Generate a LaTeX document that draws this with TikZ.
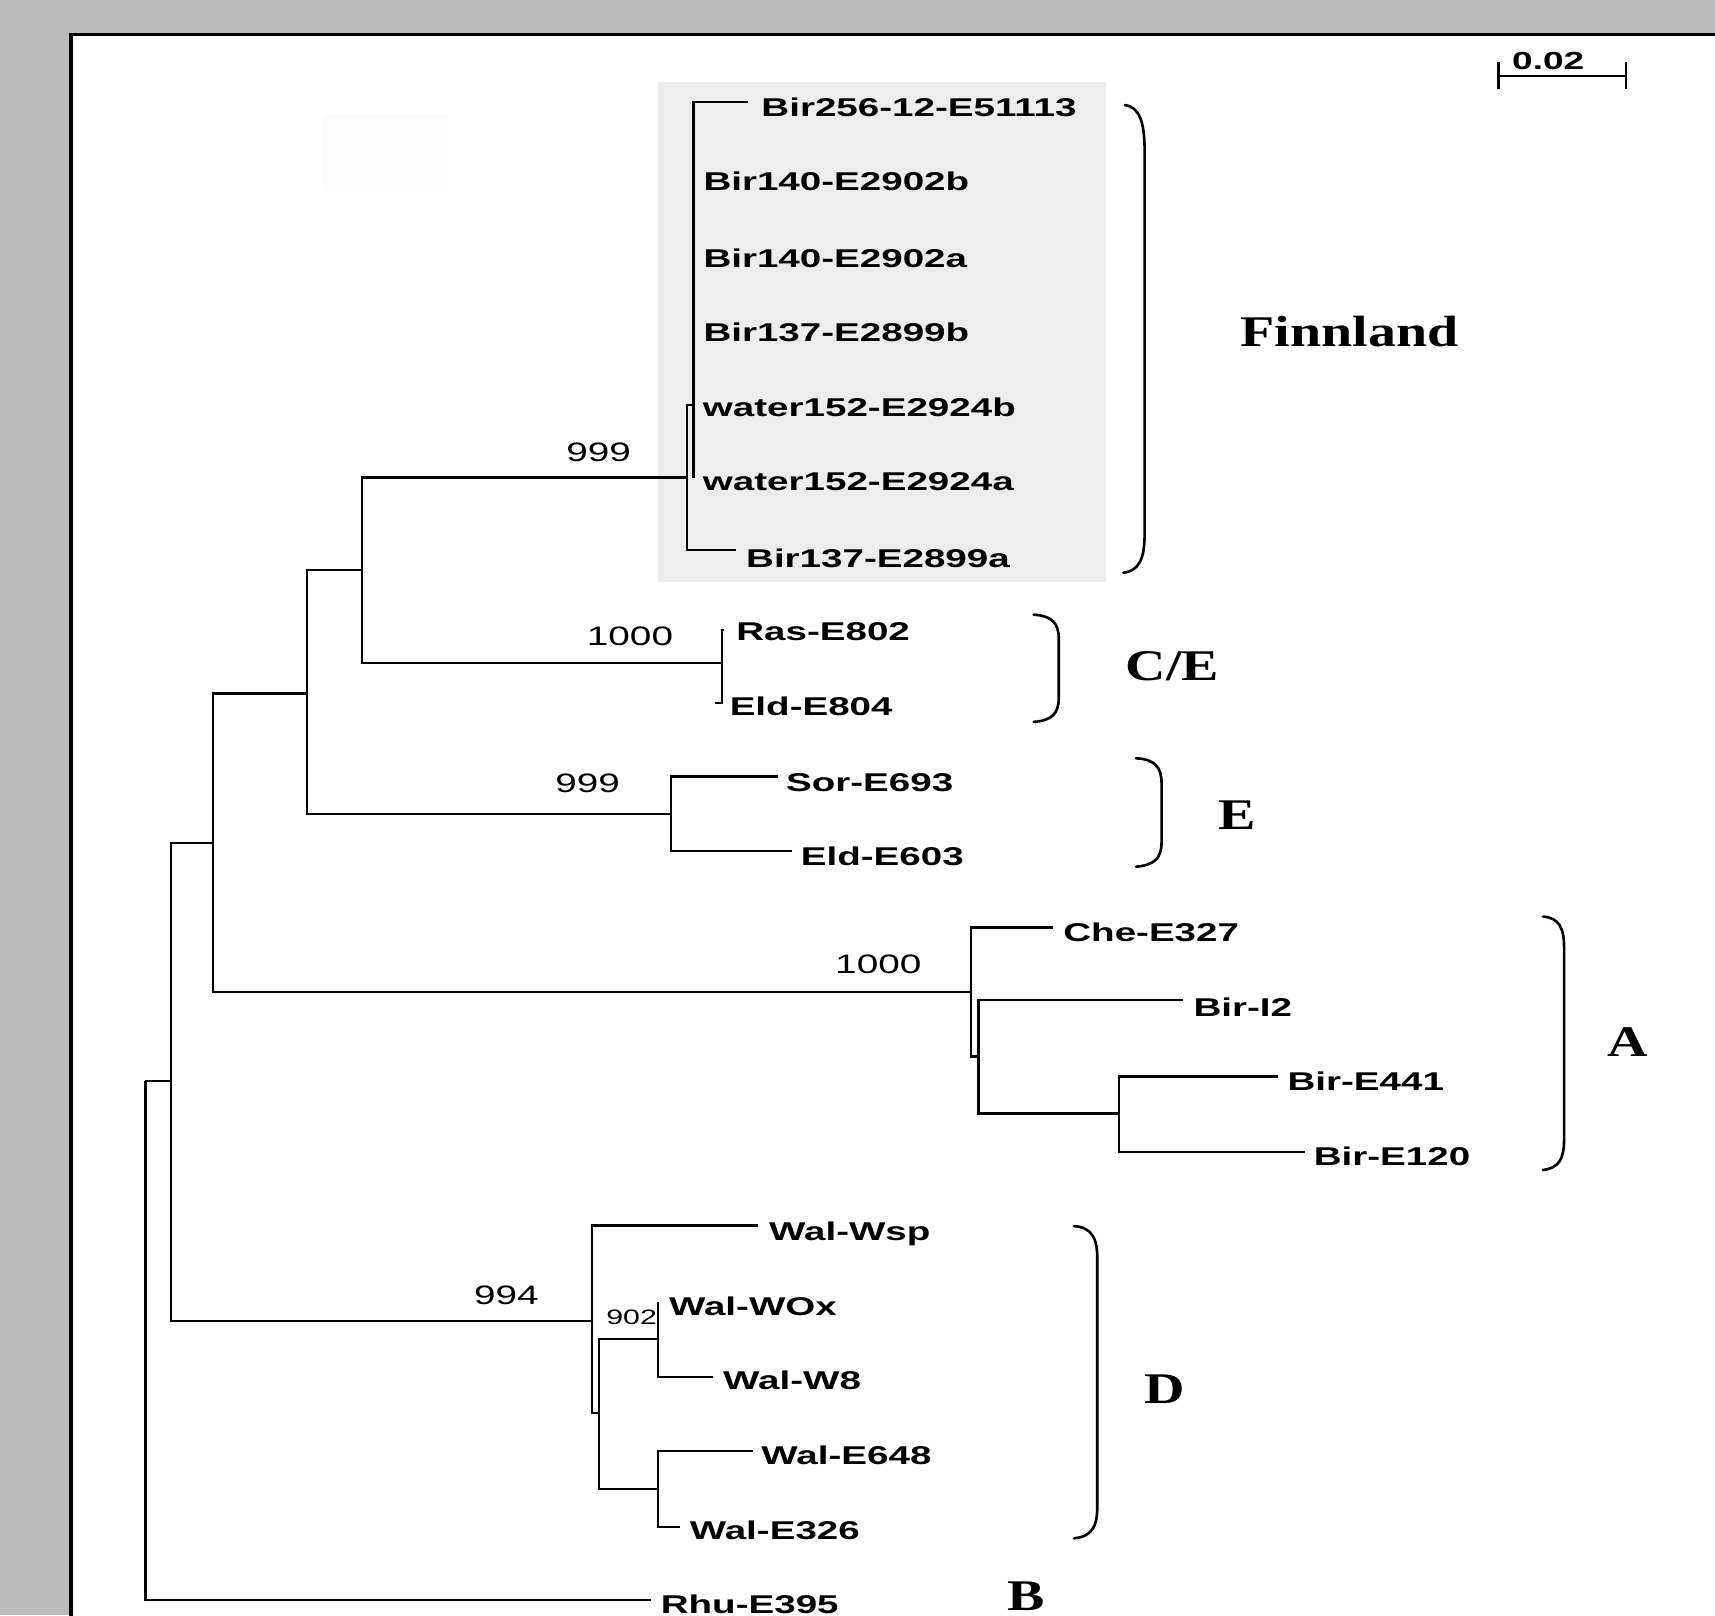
\documentclass[tikz,border=0pt]{standalone}
\usepackage{fontspec}
\newfontfamily\leaffont[FakeStretch=1.5]{Liberation Sans Bold}
\newfontfamily\numfont[FakeStretch=1.45]{Liberation Sans}
\newfontfamily\cladefont[FakeStretch=1.28]{Liberation Serif Bold}
\definecolor{bgcol}{HTML}{BBBBBB}
\definecolor{boxgray}{HTML}{EDEDED}
\definecolor{faintcol}{HTML}{FCFCFC}
\tikzset{
  branch/.style={line width=2pt, line join=miter},
  bracket/.style={line width=2.4pt, line cap=round},
  leaf/.style={anchor=west, inner xsep=0pt, inner ysep=0pt, text height=16.8pt, text depth=0pt,
    font=\leaffont\fontsize{23.5}{28}\selectfont},
  boot/.style={inner sep=0pt, text height=17.5pt, text depth=0pt,
    font=\numfont\fontsize{24.4}{28}\selectfont},
  bootsmall/.style={inner sep=0pt, text height=13.7pt, text depth=0pt,
    font=\numfont\fontsize{19.1}{22}\selectfont},
  clade/.style={inner sep=0pt, text height=26.5pt, text depth=0pt,
    font=\cladefont\fontsize{40}{44}\selectfont},
  scalelab/.style={inner sep=0pt, text height=16.2pt, text depth=0pt,
    font=\leaffont\fontsize{22.6}{26}\selectfont},
}
\begin{document}
\begin{tikzpicture}[x=1pt,y=-1pt]
\useasboundingbox (0,0) rectangle (1568,1477);
% background and panel
\fill[bgcol] (0,0) rectangle (1568,1477);
\fill[white] (65,31.7) rectangle (1568,1477);
\draw[line width=3pt] (65,1480) -- (65,31.7) -- (1570,31.7);
\fill[faintcol] (295,104) rectangle (410,175);
\fill[boxgray] (602,75) rectangle (1011,532);

% internal nodes
\coordinate (R) at (133,988);
\coordinate (N1) at (156.5,988);
\coordinate (N2) at (194.6,771);
\coordinate (N3) at (280.4,634);
\coordinate (N4) at (331,521.5);
\coordinate (F) at (628,436.5);
\coordinate (Fs) at (634,370);
\coordinate (CE) at (659.8,606);
\coordinate (EN) at (613.5,744.4);
\coordinate (AN) at (888,907);
\coordinate (As) at (894.7,966);
\coordinate (As2) at (1022.8,1018);
\coordinate (DN) at (541.5,1208);
\coordinate (Ds) at (547.6,1292);
\coordinate (D9) at (601.3,1224.5);
\coordinate (Ds2) at (601.3,1361.6);

% leaf ends
\coordinate (l1) at (684,93);
\coordinate (l2) at (634,161);
\coordinate (l3) at (634,231);
\coordinate (l4) at (634,299);
\coordinate (l5) at (634,367);
\coordinate (l6) at (634,437);
\coordinate (l7) at (672.6,503);
\coordinate (l8) at (662,576);
\coordinate (l9) at (654,643);
\coordinate (l10) at (711,710);
\coordinate (l11) at (724,778);
\coordinate (l12) at (963,848);
\coordinate (l13) at (1081.6,914);
\coordinate (l14) at (1168.6,984.3);
\coordinate (l15) at (1193,1052.9);
\coordinate (l16) at (693,1120.5);
\coordinate (l17) at (601.3,1190);
\coordinate (l18) at (652,1259);
\coordinate (l19) at (688.6,1326.3);
\coordinate (l20) at (622,1395.8);
\coordinate (l21) at (595,1462.8);

% branches
\draw[branch] (R) |- (N1);
\draw[branch] (R) |- (l21);
\draw[branch] (N1) |- (N2);
\draw[branch] (N1) |- (DN);
\draw[branch] (N2) |- (N3);
\draw[branch] (N2) |- (AN);
\draw[branch] (N3) |- (N4);
\draw[branch] (N3) |- (EN);
\draw[branch] (N4) |- (F);
\draw[branch] (N4) |- (CE);
\draw[branch] (F) |- (Fs);
\draw[branch] (F) |- (l7);
\draw[branch] (Fs) |- (l1);
\draw[branch] (Fs) |- (l2);
\draw[branch] (Fs) |- (l3);
\draw[branch] (Fs) |- (l4);
\draw[branch] (Fs) |- (l5);
\draw[branch] (Fs) |- (l6);
\draw[branch] (CE) |- (l8);
\draw[branch] (CE) |- (l9);
\draw[branch] (EN) |- (l10);
\draw[branch] (EN) |- (l11);
\draw[branch] (AN) |- (l12);
\draw[branch] (AN) |- (As);
\draw[branch] (As) |- (l13);
\draw[branch] (As) |- (As2);
\draw[branch] (As2) |- (l14);
\draw[branch] (As2) |- (l15);
\draw[branch] (DN) |- (l16);
\draw[branch] (DN) |- (Ds);
\draw[branch] (Ds) |- (D9);
\draw[branch] (Ds) |- (Ds2);
\draw[branch] (D9) |- (l17);
\draw[branch] (D9) |- (l18);
\draw[branch] (Ds2) |- (l19);
\draw[branch] (Ds2) |- (l20);

% leaf labels
\node[leaf] (t1) at (696,98.4) {Bir256-12-E51113};
\node[leaf] (t2) at (643,166) {Bir140-E2902b};
\node[leaf] (t3) at (643,236) {Bir140-E2902a};
\node[leaf] (t4) at (643,304) {Bir137-E2899b};
\node[leaf] (t5) at (642.5,372) {water152-E2924b};
\node[leaf] (t6) at (642.5,440) {water152-E2924a};
\node[leaf] (t7) at (682,510) {Bir137-E2899a};
\node[leaf] (t8) at (673,577) {Ras-E802};
\node[leaf] (t9) at (667,646) {Eld-E804};
\node[leaf] (t10) at (718.5,715.5) {Sor-E693};
\node[leaf] (t11) at (732,783) {Eld-E603};
\node[leaf] (t12) at (972,852) {Che-E327};
\node[leaf] (t13) at (1091,921) {Bir-I2};
\node[leaf] (t14) at (1177,988.3) {Bir-E441};
\node[leaf] (t15) at (1201,1057.5) {Bir-E120};
\node[leaf] (t16) at (703,1126) {Wal-Wsp};
\node[leaf] (t17) at (611.5,1194.6) {Wal-WOx};
\node[leaf] (t18) at (661,1261.7) {Wal-W8};
\node[leaf] (t19) at (696,1331) {Wal-E648};
\node[leaf] (t20) at (630.5,1399) {Wal-E326};
\node[leaf] (t21) at (604,1467) {Rhu-E395};

% bootstrap values
\node[boot] (b1) at (547.3,413) {999};
\node[boot] (b2) at (576,581.7) {1000};
\node[boot] (b3) at (537.2,716) {999};
\node[boot] (b4) at (803,881) {1000};
\node[boot] (b5) at (463,1184) {994};
\node[bootsmall] (b6) at (577.5,1204.5) {902};

% brackets
\draw[bracket] (1028.5,96) .. controls (1042,98) and (1046.5,112) .. (1046.5,138)
  -- (1046.5,488) .. controls (1046.5,512) and (1041,522) .. (1027,523.6);
\draw[bracket] (945,562) .. controls (962,563) and (968,570) .. (968,584)
  -- (968,638) .. controls (968,652) and (962,659) .. (945,660);
\draw[bracket] (1038.6,693.3) .. controls (1056,694) and (1062,702) .. (1062,716)
  -- (1062,770) .. controls (1062,784) and (1056,791) .. (1038.6,792.4);
\draw[bracket] (1410.7,838) .. controls (1425,839) and (1430,848) .. (1430,866)
  -- (1430,1042) .. controls (1430,1060) and (1425,1068) .. (1410.7,1069.7);
\draw[bracket] (982,1121) .. controls (998,1122) and (1003.2,1132) .. (1003.2,1150)
  -- (1003.2,1378) .. controls (1003.2,1396) and (998,1405) .. (982,1406.4);

% clade labels
\node[clade] (cF) at (1234,303.5) {Finnland};
\node[clade] (cCE) at (1072,608.7) {C/E};
\node[clade] (cE) at (1131.5,745.4) {E};
\node[clade] (cA) at (1488.5,953) {A};
\node[clade] (cD) at (1065,1270) {D};
\node[clade] (cB) at (938.6,1459) {B};

% scale bar
\coordinate (sb1) at (1370,69.2);
\coordinate (sb2) at (1486.6,69.2);
\draw[line width=2pt] (sb1) -- (sb2);
\draw[line width=2pt] ([yshift=12.8]sb1) -- ([yshift=-12.4]sb1);
\draw[line width=2pt] ([yshift=12.8]sb2) -- ([yshift=-12.4]sb2);
\node[scalelab] (sbl) at (1415.5,55.5) {0.02};
\end{tikzpicture}
\end{document}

Aim:
Write out again, exactly, the lines from the start of the listing up to the line containing "(Ds2) at (601.3,1361.6);", with both ends and without pictures.

Finished exercise:
Generate a LaTeX document that draws this with TikZ.
\documentclass[tikz,border=0pt]{standalone}
\usepackage{fontspec}
\newfontfamily\leaffont[FakeStretch=1.5]{Liberation Sans Bold}
\newfontfamily\numfont[FakeStretch=1.45]{Liberation Sans}
\newfontfamily\cladefont[FakeStretch=1.28]{Liberation Serif Bold}
\definecolor{bgcol}{HTML}{BBBBBB}
\definecolor{boxgray}{HTML}{EDEDED}
\definecolor{faintcol}{HTML}{FCFCFC}
\tikzset{
  branch/.style={line width=2pt, line join=miter},
  bracket/.style={line width=2.4pt, line cap=round},
  leaf/.style={anchor=west, inner xsep=0pt, inner ysep=0pt, text height=16.8pt, text depth=0pt,
    font=\leaffont\fontsize{23.5}{28}\selectfont},
  boot/.style={inner sep=0pt, text height=17.5pt, text depth=0pt,
    font=\numfont\fontsize{24.4}{28}\selectfont},
  bootsmall/.style={inner sep=0pt, text height=13.7pt, text depth=0pt,
    font=\numfont\fontsize{19.1}{22}\selectfont},
  clade/.style={inner sep=0pt, text height=26.5pt, text depth=0pt,
    font=\cladefont\fontsize{40}{44}\selectfont},
  scalelab/.style={inner sep=0pt, text height=16.2pt, text depth=0pt,
    font=\leaffont\fontsize{22.6}{26}\selectfont},
}
\begin{document}
\begin{tikzpicture}[x=1pt,y=-1pt]
\useasboundingbox (0,0) rectangle (1568,1477);
% background and panel
\fill[bgcol] (0,0) rectangle (1568,1477);
\fill[white] (65,31.7) rectangle (1568,1477);
\draw[line width=3pt] (65,1480) -- (65,31.7) -- (1570,31.7);
\fill[faintcol] (295,104) rectangle (410,175);
\fill[boxgray] (602,75) rectangle (1011,532);

% internal nodes
\coordinate (R) at (133,988);
\coordinate (N1) at (156.5,988);
\coordinate (N2) at (194.6,771);
\coordinate (N3) at (280.4,634);
\coordinate (N4) at (331,521.5);
\coordinate (F) at (628,436.5);
\coordinate (Fs) at (634,370);
\coordinate (CE) at (659.8,606);
\coordinate (EN) at (613.5,744.4);
\coordinate (AN) at (888,907);
\coordinate (As) at (894.7,966);
\coordinate (As2) at (1022.8,1018);
\coordinate (DN) at (541.5,1208);
\coordinate (Ds) at (547.6,1292);
\coordinate (D9) at (601.3,1224.5);
\coordinate (Ds2) at (601.3,1361.6);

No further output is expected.